Notice that the likelihood can be decomposed as follows: 

$$
    \begin{align}
    \ell(\mathcal{Y}; \theta) &= \int_{x}\, f(\mathcal{X}|\mathcal{Y},\theta_{t})\,\ln(\frac{f(\mathcal{X},\mathcal{Y}\mid\theta)}{f(\mathcal{X}\mid\mathcal{Y},\theta_{t})}\,\frac{f(\mathcal{X}\mid\mathcal{Y},\theta_{t})}{f(\mathcal{X}\mid\mathcal{Y},\theta)})\,dx \\
    &= \int_{x} f(\mathcal{X}\mid\mathcal{Y},\theta_{t})\,\ln(\frac{f(\mathcal{X},\mathcal{Y}\mid\theta)}{f(\mathcal{X}\mid\mathcal{Y},\theta_{t})})\,dx + \int_{x} f(\mathcal{X}\mid\mathcal{Y},\theta_{t})\, ln(\frac{f(\mathcal{X}\mid\mathcal{Y},\theta_{t})}{f(\mathcal{X}\mid\mathcal{Y},\theta)})\,dx \\ 
    &= Q(\theta \mid \theta_{t}) - \mathbb{E}[\ln\, f(\mathcal{X}\mid\mathcal{Y}, \theta_{t}) \mid \mathcal{Y}, \theta_{t}] + D_{\mathrm{KL}}(f(\mathcal{X}\mid\mathcal{Y},\theta_{t})\| f(\mathcal{X}\mid\mathcal{Y}, \theta)) \\ 
    &= g(\theta\mid\theta_{t}) + D_{\mathrm{KL}}(f(\mathcal{X}\mid\mathcal{Y},\theta_{t})\| f(\mathcal{X}\mid\mathcal{Y}, \theta)) 
    \end{align}
$$

where $D_{\mathrm{KL}}$ is the Kullback-Leibler (KL) divergence. For general probability distributions $p$ and $q$ can be shown that the KL-divergence $D_{\mathrm{KL}}(p\|q)$ satisfies $D_{\mathrm{KL}}(p\|q) \geq 0$ and equals zero if and only if $p=q$. It follows then that when $\theta = \theta_{t}$, $\ell(\mathcal{Y};\theta_{t}) = g(\theta_t\mid\theta_{t})$, which we showed above. Returning to the log posterior and substituting the likelihood above, 

$$
    \ln\,g(\theta\mid\mathcal{Y}) = g(\theta\mid\theta_{t}) +  D_{\mathrm{KL}}(f(\mathcal{X}\mid\mathcal{Y},\theta_{t})\| f(\mathcal{X}\mid\mathcal{Y}, \theta)) + \ln\,g(\theta) - \ln\,f(\mathcal{y})
$$

If we wish to use the EM algorithm to find the mode of the posterior the E-step is exactly the same as above since only the term $g(\theta\mid\theta_{t})$ has any dependence on the latent variable, $\mathcal{X}$. The M-step, however, must be updated to include the log prior, $\ln\,g(\theta)$. 

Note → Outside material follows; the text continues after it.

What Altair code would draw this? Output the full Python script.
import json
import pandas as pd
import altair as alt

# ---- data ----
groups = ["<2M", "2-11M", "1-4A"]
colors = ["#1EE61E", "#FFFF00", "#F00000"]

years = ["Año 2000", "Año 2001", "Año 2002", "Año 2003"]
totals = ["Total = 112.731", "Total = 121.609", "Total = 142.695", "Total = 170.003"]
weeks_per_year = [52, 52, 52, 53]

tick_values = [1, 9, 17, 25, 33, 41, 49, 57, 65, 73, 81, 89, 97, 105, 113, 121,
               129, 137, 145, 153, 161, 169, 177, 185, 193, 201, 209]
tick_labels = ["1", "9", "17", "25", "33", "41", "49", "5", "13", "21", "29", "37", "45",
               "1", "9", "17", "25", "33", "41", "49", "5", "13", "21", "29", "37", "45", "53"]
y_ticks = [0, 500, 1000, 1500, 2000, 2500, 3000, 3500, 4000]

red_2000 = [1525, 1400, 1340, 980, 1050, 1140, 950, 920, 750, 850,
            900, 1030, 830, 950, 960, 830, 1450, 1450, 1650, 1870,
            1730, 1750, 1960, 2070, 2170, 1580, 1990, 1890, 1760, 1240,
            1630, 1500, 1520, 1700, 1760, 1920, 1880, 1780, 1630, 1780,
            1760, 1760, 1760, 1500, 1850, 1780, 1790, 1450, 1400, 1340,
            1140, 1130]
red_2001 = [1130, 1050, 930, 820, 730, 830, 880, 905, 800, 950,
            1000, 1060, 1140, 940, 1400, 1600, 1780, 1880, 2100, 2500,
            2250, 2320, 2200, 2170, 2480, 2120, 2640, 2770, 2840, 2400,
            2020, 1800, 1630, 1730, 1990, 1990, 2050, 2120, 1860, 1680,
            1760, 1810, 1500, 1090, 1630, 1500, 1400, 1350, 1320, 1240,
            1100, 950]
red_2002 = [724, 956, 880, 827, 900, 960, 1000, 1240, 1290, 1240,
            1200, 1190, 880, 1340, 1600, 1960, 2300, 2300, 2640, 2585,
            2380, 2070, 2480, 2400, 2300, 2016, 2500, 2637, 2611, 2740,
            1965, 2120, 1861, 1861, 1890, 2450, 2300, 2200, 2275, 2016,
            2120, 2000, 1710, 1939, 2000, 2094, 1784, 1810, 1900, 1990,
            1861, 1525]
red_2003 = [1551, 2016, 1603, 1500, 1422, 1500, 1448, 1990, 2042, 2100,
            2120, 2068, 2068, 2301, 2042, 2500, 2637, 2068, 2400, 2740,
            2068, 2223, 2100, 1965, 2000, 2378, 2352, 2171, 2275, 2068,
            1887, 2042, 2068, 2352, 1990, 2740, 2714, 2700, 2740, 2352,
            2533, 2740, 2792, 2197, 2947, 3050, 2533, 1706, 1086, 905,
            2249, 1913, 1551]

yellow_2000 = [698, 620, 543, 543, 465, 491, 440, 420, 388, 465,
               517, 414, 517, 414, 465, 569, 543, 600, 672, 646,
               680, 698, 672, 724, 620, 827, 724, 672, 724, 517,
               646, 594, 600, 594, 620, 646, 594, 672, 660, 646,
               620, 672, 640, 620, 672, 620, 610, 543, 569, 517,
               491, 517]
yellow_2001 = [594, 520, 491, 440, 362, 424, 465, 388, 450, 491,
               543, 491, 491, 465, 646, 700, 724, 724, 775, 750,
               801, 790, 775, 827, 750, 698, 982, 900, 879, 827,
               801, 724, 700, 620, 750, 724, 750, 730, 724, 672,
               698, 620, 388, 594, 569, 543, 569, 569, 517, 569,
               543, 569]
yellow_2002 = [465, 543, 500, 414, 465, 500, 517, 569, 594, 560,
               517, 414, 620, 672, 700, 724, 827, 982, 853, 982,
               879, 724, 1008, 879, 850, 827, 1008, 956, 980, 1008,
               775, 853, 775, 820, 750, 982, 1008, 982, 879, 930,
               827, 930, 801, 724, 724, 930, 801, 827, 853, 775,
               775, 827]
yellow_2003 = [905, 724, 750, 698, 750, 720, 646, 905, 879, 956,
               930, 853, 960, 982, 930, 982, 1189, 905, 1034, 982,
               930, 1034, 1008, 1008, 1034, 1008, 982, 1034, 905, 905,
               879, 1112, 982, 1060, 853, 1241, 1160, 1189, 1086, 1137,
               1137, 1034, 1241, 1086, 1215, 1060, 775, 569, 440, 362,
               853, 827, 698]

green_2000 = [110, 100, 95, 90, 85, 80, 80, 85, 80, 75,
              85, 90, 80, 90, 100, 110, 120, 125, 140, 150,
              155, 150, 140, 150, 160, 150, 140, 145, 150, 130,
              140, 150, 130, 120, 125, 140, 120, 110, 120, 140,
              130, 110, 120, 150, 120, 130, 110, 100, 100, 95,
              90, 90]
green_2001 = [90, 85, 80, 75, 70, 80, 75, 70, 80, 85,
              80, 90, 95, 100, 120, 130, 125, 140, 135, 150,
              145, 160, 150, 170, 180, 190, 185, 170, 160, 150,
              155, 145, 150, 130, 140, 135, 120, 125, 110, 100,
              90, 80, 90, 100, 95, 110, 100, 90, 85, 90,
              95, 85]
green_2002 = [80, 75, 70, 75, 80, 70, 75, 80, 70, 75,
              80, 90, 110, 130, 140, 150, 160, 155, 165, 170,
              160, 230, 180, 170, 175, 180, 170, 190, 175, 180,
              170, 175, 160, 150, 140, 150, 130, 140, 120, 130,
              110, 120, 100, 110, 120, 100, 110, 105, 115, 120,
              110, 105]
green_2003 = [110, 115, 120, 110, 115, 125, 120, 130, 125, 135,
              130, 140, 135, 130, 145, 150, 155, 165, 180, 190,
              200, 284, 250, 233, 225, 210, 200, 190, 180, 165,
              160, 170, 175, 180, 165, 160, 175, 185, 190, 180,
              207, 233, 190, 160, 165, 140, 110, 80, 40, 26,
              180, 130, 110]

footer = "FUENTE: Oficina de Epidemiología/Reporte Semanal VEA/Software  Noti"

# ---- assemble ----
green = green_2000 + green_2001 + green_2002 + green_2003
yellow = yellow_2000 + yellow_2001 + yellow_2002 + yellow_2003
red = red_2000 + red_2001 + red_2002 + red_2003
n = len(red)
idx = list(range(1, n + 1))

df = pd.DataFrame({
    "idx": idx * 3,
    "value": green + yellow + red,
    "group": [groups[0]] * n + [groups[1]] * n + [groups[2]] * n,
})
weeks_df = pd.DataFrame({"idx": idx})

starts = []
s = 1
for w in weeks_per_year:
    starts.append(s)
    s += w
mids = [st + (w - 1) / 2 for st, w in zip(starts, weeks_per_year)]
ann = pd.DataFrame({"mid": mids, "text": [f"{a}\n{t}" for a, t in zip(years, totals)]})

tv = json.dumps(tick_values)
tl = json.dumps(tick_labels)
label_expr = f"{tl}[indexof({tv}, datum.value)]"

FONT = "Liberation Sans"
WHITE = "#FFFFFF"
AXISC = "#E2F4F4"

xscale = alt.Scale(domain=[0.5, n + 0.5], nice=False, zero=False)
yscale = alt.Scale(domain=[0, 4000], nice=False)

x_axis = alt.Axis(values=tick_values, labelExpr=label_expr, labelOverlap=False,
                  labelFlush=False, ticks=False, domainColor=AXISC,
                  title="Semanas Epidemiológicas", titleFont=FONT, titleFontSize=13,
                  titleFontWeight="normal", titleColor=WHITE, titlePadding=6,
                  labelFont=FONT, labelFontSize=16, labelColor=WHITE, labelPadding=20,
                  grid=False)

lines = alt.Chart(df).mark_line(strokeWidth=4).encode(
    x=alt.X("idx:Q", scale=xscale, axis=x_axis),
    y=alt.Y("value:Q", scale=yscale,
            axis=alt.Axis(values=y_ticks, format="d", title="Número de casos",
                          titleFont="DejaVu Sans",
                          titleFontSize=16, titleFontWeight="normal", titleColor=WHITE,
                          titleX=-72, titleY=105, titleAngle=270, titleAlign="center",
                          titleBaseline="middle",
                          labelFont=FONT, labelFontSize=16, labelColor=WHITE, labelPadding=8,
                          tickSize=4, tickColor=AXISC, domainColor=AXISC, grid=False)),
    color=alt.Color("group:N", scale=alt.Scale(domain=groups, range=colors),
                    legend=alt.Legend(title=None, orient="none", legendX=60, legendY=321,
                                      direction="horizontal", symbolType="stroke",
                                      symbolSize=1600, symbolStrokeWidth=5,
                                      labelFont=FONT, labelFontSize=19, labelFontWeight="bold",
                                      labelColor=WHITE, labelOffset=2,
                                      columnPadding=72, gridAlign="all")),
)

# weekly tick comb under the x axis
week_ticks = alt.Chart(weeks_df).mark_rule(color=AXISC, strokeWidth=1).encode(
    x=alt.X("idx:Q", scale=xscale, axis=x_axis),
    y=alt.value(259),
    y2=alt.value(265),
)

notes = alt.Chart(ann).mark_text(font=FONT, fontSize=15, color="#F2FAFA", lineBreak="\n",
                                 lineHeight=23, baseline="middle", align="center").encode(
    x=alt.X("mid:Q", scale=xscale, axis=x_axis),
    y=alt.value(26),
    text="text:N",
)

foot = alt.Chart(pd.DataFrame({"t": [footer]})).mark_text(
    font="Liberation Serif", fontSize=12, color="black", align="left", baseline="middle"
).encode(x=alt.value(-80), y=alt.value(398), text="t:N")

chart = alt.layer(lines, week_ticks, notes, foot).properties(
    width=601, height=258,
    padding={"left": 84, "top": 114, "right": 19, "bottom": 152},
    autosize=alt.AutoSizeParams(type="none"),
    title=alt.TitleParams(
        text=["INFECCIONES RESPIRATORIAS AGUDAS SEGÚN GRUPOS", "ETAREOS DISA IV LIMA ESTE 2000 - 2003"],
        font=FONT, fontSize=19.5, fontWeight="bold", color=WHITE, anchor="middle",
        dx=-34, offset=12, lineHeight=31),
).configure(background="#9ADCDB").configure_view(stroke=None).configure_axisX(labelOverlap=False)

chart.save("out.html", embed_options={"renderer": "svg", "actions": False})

Example: A Normal-Mixture Model
===============================
A classic application of this algorithm is assigning data points to components in a normal mixture model. You can think of this as a generalized form of the k-means clustering algorithm, which you may be familiar with. The core idea is that we assume the data points are generated from a mixture of a known number of Gaussian distributions.

In this example, we'll simulate data from three Gaussian distributions, each with distinct location and scale parameters. After defining the full model for these data, we'll explore how we can use the EM algorithm to identify the mode of the posterior distribution.  

In [2]:
# Simulate multiple gaussian RVs
g1 = st.norm.rvs(size=500, loc=30, scale=1.75)
g2 = st.norm.rvs(size=500, loc=25, scale=1)
g3 = st.norm.rvs(size=250, loc=40, scale=0.25)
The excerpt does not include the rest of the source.